▼

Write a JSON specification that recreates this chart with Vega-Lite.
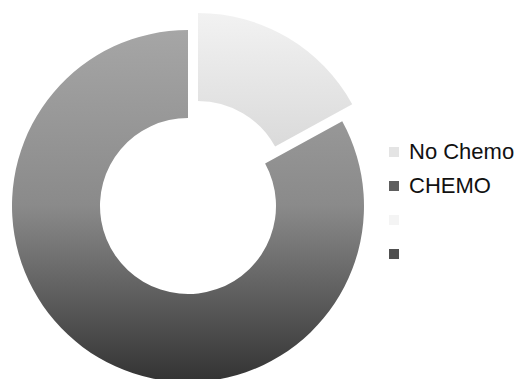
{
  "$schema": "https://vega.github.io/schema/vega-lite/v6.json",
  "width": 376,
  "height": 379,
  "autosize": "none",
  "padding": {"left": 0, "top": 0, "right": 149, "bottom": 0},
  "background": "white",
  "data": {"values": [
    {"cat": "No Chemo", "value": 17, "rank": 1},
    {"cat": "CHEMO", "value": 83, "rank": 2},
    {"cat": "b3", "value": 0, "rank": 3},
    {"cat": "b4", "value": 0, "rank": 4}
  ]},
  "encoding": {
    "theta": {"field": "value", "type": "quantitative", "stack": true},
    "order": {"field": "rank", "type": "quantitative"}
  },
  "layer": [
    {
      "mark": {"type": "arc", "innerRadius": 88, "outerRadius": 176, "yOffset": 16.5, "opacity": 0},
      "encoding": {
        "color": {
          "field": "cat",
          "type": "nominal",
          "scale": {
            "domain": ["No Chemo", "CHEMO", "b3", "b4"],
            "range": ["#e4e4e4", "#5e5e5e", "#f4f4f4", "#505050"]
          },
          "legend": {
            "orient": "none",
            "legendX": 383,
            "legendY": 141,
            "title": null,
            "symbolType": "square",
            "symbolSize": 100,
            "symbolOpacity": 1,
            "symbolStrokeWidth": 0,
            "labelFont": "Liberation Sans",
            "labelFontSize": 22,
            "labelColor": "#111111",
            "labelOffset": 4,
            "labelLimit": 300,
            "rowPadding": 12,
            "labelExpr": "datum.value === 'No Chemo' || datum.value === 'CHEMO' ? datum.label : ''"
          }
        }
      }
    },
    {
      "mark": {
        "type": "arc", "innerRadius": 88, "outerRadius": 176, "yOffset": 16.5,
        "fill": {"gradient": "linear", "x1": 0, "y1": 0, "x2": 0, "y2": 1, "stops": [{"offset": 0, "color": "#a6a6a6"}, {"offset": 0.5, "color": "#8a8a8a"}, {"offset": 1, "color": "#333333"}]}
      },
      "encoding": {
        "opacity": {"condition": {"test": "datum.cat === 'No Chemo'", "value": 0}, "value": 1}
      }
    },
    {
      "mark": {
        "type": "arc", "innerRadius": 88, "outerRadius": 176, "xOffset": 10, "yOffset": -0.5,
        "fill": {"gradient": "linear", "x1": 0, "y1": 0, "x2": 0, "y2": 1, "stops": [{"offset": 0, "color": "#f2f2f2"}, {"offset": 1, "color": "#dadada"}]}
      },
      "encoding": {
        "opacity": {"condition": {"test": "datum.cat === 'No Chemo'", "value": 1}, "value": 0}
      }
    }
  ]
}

▲

AIM OF THE TASK |
Every line above should be repeated exactly; pictures stay out of the copy.

FINAL RESULT |
Write a JSON specification that recreates this chart with Vega-Lite.
{
  "$schema": "https://vega.github.io/schema/vega-lite/v6.json",
  "width": 376,
  "height": 379,
  "autosize": "none",
  "padding": {"left": 0, "top": 0, "right": 149, "bottom": 0},
  "background": "white",
  "data": {"values": [
    {"cat": "No Chemo", "value": 17, "rank": 1},
    {"cat": "CHEMO", "value": 83, "rank": 2},
    {"cat": "b3", "value": 0, "rank": 3},
    {"cat": "b4", "value": 0, "rank": 4}
  ]},
  "encoding": {
    "theta": {"field": "value", "type": "quantitative", "stack": true},
    "order": {"field": "rank", "type": "quantitative"}
  },
  "layer": [
    {
      "mark": {"type": "arc", "innerRadius": 88, "outerRadius": 176, "yOffset": 16.5, "opacity": 0},
      "encoding": {
        "color": {
          "field": "cat",
          "type": "nominal",
          "scale": {
            "domain": ["No Chemo", "CHEMO", "b3", "b4"],
            "range": ["#e4e4e4", "#5e5e5e", "#f4f4f4", "#505050"]
          },
          "legend": {
            "orient": "none",
            "legendX": 383,
            "legendY": 141,
            "title": null,
            "symbolType": "square",
            "symbolSize": 100,
            "symbolOpacity": 1,
            "symbolStrokeWidth": 0,
            "labelFont": "Liberation Sans",
            "labelFontSize": 22,
            "labelColor": "#111111",
            "labelOffset": 4,
            "labelLimit": 300,
            "rowPadding": 12,
            "labelExpr": "datum.value === 'No Chemo' || datum.value === 'CHEMO' ? datum.label : ''"
          }
        }
      }
    },
    {
      "mark": {
        "type": "arc", "innerRadius": 88, "outerRadius": 176, "yOffset": 16.5,
        "fill": {"gradient": "linear", "x1": 0, "y1": 0, "x2": 0, "y2": 1, "stops": [{"offset": 0, "color": "#a6a6a6"}, {"offset": 0.5, "color": "#8a8a8a"}, {"offset": 1, "color": "#333333"}]}
      },
      "encoding": {
        "opacity": {"condition": {"test": "datum.cat === 'No Chemo'", "value": 0}, "value": 1}
      }
    },
    {
      "mark": {
        "type": "arc", "innerRadius": 88, "outerRadius": 176, "xOffset": 10, "yOffset": -0.5,
        "fill": {"gradient": "linear", "x1": 0, "y1": 0, "x2": 0, "y2": 1, "stops": [{"offset": 0, "color": "#f2f2f2"}, {"offset": 1, "color": "#dadada"}]}
      },
      "encoding": {
        "opacity": {"condition": {"test": "datum.cat === 'No Chemo'", "value": 1}, "value": 0}
      }
    }
  ]
}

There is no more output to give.